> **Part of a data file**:
[Start]

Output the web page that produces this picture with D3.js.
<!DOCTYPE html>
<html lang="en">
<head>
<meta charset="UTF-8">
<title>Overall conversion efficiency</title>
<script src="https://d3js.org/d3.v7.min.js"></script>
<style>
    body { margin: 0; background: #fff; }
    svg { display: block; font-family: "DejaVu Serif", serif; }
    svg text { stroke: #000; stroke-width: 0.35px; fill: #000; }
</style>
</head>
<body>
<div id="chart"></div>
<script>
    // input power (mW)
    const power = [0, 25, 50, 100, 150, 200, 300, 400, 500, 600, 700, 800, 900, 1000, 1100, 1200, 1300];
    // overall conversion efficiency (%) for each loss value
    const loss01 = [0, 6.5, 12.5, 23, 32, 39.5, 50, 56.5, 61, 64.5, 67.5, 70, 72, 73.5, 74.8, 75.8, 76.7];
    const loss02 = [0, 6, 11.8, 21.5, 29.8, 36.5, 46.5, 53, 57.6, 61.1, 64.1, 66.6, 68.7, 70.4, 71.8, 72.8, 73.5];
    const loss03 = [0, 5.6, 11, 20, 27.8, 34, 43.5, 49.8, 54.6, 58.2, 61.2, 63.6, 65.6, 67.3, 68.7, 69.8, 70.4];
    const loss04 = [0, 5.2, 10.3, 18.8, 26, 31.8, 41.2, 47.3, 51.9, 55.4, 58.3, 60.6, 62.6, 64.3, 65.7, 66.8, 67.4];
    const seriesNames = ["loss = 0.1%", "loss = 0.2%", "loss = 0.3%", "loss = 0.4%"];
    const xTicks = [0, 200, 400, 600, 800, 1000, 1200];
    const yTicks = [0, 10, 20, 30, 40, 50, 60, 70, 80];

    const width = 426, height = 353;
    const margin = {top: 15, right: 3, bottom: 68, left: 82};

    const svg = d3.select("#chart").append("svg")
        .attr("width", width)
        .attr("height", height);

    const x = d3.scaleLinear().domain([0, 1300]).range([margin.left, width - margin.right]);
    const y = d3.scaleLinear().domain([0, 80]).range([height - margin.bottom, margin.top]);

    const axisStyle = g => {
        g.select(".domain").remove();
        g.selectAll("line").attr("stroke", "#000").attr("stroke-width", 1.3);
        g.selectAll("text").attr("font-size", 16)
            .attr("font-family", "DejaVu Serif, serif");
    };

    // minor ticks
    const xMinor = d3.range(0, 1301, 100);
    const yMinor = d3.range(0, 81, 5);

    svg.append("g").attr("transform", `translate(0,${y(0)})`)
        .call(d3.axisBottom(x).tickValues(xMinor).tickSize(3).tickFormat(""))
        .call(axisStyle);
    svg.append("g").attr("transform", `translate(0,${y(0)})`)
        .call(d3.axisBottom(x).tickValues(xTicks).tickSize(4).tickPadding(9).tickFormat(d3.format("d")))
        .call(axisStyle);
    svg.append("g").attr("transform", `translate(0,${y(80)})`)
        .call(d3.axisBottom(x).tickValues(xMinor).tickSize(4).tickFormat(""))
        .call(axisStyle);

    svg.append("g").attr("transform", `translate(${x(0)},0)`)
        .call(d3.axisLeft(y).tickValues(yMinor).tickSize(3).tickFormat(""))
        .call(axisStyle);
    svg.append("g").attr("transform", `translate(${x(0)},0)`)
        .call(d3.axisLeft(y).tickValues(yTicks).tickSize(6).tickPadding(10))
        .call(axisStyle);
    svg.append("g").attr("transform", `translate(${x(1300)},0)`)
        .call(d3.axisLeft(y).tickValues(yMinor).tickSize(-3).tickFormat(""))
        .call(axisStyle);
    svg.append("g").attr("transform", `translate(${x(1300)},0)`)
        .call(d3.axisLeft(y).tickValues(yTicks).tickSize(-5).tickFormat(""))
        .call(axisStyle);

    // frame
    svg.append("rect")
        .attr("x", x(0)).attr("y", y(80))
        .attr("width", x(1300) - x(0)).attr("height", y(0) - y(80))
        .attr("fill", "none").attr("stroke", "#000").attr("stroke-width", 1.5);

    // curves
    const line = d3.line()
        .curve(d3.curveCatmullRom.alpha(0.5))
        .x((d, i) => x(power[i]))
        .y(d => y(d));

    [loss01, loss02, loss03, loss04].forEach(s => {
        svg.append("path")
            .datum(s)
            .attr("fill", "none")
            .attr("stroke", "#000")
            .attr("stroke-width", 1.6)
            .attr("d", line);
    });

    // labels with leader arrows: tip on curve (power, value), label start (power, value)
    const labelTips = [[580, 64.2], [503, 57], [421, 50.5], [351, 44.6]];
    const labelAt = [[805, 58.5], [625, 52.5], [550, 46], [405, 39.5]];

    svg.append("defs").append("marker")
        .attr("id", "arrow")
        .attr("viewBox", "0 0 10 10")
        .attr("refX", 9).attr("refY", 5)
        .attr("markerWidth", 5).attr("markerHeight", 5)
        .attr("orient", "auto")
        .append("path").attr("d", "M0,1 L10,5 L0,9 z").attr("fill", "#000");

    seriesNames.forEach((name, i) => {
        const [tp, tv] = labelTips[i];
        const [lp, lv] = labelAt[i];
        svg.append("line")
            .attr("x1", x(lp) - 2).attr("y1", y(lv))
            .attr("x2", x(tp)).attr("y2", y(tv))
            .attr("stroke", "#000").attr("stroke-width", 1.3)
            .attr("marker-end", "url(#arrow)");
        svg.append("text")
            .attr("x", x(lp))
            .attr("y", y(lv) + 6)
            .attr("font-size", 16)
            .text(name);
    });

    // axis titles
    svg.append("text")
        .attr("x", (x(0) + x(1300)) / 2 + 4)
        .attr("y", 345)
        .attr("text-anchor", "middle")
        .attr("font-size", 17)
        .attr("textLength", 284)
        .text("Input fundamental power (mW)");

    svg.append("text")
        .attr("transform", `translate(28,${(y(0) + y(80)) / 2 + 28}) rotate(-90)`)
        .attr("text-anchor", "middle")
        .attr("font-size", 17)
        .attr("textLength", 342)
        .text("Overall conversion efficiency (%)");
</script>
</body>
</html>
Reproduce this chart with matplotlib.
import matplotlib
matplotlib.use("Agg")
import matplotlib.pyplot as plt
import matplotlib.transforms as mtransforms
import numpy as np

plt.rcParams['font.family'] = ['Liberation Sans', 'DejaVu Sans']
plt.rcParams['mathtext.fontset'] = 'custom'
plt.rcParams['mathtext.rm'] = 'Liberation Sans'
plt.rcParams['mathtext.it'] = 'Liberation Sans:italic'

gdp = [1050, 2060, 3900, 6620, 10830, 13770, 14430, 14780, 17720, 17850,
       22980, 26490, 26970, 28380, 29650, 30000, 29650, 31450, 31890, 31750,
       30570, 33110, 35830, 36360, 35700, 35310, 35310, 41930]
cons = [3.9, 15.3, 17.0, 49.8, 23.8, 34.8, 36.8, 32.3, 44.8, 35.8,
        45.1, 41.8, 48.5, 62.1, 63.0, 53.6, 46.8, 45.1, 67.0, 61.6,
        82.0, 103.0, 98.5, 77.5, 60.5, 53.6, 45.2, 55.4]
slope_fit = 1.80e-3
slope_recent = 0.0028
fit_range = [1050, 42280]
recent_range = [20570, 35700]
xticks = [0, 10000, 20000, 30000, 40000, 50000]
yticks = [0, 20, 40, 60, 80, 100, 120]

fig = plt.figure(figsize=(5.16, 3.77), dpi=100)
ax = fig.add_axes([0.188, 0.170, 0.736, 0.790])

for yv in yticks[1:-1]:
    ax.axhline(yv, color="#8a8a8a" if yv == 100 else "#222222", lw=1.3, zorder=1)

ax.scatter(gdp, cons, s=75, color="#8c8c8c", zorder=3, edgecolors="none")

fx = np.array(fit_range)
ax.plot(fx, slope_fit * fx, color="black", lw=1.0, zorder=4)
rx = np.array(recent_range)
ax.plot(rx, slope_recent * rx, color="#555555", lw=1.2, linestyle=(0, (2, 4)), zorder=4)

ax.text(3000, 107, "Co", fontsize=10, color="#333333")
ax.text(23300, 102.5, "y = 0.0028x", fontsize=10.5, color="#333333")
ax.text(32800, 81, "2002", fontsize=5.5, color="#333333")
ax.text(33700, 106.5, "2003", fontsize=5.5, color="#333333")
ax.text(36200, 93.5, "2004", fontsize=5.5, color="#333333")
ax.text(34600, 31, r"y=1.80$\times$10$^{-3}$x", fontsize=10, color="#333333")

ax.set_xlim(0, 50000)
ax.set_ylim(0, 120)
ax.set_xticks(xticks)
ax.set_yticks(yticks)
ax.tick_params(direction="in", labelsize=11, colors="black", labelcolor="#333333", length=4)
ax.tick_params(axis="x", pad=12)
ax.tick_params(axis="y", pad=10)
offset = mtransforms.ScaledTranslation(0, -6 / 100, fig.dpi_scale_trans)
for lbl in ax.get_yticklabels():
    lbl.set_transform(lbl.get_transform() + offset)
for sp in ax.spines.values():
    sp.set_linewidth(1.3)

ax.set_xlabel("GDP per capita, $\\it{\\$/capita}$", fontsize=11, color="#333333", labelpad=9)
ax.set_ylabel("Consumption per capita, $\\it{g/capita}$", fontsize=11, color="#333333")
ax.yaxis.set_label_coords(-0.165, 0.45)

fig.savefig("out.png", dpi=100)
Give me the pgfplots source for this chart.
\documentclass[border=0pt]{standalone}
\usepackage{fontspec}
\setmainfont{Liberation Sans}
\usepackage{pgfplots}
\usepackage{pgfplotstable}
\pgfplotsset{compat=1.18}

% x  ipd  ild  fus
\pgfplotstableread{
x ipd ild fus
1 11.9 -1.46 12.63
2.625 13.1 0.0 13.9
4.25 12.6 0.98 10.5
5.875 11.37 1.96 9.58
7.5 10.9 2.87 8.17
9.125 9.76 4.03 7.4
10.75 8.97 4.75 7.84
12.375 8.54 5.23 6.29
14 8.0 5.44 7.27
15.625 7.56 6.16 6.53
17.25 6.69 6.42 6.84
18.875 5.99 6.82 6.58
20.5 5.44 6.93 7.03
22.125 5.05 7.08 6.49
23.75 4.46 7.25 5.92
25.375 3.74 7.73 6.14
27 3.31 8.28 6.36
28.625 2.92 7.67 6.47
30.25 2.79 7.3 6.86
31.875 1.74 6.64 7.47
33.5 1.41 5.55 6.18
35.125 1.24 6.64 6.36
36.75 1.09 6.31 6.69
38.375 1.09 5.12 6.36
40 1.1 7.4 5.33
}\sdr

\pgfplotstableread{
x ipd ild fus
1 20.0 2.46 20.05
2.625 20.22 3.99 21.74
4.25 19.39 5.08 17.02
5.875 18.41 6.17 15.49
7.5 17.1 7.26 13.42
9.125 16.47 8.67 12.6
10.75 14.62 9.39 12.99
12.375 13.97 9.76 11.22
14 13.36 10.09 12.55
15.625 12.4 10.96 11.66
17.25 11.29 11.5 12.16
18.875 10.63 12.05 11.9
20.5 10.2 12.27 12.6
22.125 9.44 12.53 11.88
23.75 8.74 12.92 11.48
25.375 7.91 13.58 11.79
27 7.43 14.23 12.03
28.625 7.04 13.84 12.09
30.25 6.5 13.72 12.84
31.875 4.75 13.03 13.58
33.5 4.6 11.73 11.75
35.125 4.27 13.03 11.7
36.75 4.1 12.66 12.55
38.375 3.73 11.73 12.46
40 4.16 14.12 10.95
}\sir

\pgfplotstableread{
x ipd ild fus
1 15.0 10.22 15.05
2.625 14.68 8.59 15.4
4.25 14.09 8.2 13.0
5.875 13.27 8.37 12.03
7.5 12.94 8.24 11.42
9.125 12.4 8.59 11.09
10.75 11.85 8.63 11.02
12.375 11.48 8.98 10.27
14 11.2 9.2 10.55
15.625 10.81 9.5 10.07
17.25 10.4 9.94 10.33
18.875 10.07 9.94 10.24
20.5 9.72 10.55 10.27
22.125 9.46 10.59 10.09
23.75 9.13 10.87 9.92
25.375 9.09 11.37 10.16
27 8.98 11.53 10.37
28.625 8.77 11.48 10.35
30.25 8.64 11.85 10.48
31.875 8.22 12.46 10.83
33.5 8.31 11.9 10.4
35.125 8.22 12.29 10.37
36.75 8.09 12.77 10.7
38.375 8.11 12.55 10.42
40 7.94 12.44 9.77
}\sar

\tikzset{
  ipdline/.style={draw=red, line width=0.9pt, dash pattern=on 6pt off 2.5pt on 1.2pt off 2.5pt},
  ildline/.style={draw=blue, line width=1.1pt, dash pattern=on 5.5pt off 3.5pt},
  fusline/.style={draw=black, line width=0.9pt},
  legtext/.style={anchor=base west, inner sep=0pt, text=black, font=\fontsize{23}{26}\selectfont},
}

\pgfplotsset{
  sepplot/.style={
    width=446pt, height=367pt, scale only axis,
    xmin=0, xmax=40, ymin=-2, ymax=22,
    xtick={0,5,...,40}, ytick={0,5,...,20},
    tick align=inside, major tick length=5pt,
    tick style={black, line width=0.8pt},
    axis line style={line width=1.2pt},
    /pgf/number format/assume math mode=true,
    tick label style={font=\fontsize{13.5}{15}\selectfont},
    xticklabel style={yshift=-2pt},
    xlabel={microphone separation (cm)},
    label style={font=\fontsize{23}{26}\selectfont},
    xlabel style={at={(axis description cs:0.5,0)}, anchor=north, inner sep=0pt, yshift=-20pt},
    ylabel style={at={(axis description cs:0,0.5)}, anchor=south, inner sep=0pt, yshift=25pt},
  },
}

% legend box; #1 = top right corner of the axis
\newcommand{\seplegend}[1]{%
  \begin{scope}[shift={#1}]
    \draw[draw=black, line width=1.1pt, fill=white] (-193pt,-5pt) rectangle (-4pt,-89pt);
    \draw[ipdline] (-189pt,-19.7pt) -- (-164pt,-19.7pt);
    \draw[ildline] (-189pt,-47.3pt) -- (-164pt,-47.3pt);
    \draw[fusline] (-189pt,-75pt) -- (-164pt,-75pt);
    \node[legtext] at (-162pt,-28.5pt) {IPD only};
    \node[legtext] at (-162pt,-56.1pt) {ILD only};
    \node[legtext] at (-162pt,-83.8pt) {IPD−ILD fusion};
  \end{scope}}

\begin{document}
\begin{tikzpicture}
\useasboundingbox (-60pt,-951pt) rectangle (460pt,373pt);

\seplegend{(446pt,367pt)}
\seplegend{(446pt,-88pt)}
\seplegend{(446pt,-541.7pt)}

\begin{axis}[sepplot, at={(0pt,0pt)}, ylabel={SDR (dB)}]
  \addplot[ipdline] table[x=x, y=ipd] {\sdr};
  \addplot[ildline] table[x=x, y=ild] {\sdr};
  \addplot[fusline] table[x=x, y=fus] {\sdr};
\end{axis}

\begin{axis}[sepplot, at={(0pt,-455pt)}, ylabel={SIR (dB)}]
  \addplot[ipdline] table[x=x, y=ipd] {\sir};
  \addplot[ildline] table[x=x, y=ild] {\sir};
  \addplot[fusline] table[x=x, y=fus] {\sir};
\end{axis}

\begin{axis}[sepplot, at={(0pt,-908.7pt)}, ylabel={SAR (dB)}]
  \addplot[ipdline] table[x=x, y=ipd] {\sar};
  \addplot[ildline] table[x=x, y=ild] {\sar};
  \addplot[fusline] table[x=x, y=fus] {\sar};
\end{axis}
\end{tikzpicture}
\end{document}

[End]

> **WHAT YOU SHOULD DO**: Copy, please, every line from the start of the entries down to the line that holds "const yMinor = d3.range(0, 81, 5);", with both of those lines included and no others.

> **CORRECT ANSWER**:
Output the web page that produces this picture with D3.js.
<!DOCTYPE html>
<html lang="en">
<head>
<meta charset="UTF-8">
<title>Overall conversion efficiency</title>
<script src="https://d3js.org/d3.v7.min.js"></script>
<style>
    body { margin: 0; background: #fff; }
    svg { display: block; font-family: "DejaVu Serif", serif; }
    svg text { stroke: #000; stroke-width: 0.35px; fill: #000; }
</style>
</head>
<body>
<div id="chart"></div>
<script>
    // input power (mW)
    const power = [0, 25, 50, 100, 150, 200, 300, 400, 500, 600, 700, 800, 900, 1000, 1100, 1200, 1300];
    // overall conversion efficiency (%) for each loss value
    const loss01 = [0, 6.5, 12.5, 23, 32, 39.5, 50, 56.5, 61, 64.5, 67.5, 70, 72, 73.5, 74.8, 75.8, 76.7];
    const loss02 = [0, 6, 11.8, 21.5, 29.8, 36.5, 46.5, 53, 57.6, 61.1, 64.1, 66.6, 68.7, 70.4, 71.8, 72.8, 73.5];
    const loss03 = [0, 5.6, 11, 20, 27.8, 34, 43.5, 49.8, 54.6, 58.2, 61.2, 63.6, 65.6, 67.3, 68.7, 69.8, 70.4];
    const loss04 = [0, 5.2, 10.3, 18.8, 26, 31.8, 41.2, 47.3, 51.9, 55.4, 58.3, 60.6, 62.6, 64.3, 65.7, 66.8, 67.4];
    const seriesNames = ["loss = 0.1%", "loss = 0.2%", "loss = 0.3%", "loss = 0.4%"];
    const xTicks = [0, 200, 400, 600, 800, 1000, 1200];
    const yTicks = [0, 10, 20, 30, 40, 50, 60, 70, 80];

    const width = 426, height = 353;
    const margin = {top: 15, right: 3, bottom: 68, left: 82};

    const svg = d3.select("#chart").append("svg")
        .attr("width", width)
        .attr("height", height);

    const x = d3.scaleLinear().domain([0, 1300]).range([margin.left, width - margin.right]);
    const y = d3.scaleLinear().domain([0, 80]).range([height - margin.bottom, margin.top]);

    const axisStyle = g => {
        g.select(".domain").remove();
        g.selectAll("line").attr("stroke", "#000").attr("stroke-width", 1.3);
        g.selectAll("text").attr("font-size", 16)
            .attr("font-family", "DejaVu Serif, serif");
    };

    // minor ticks
    const xMinor = d3.range(0, 1301, 100);
    const yMinor = d3.range(0, 81, 5);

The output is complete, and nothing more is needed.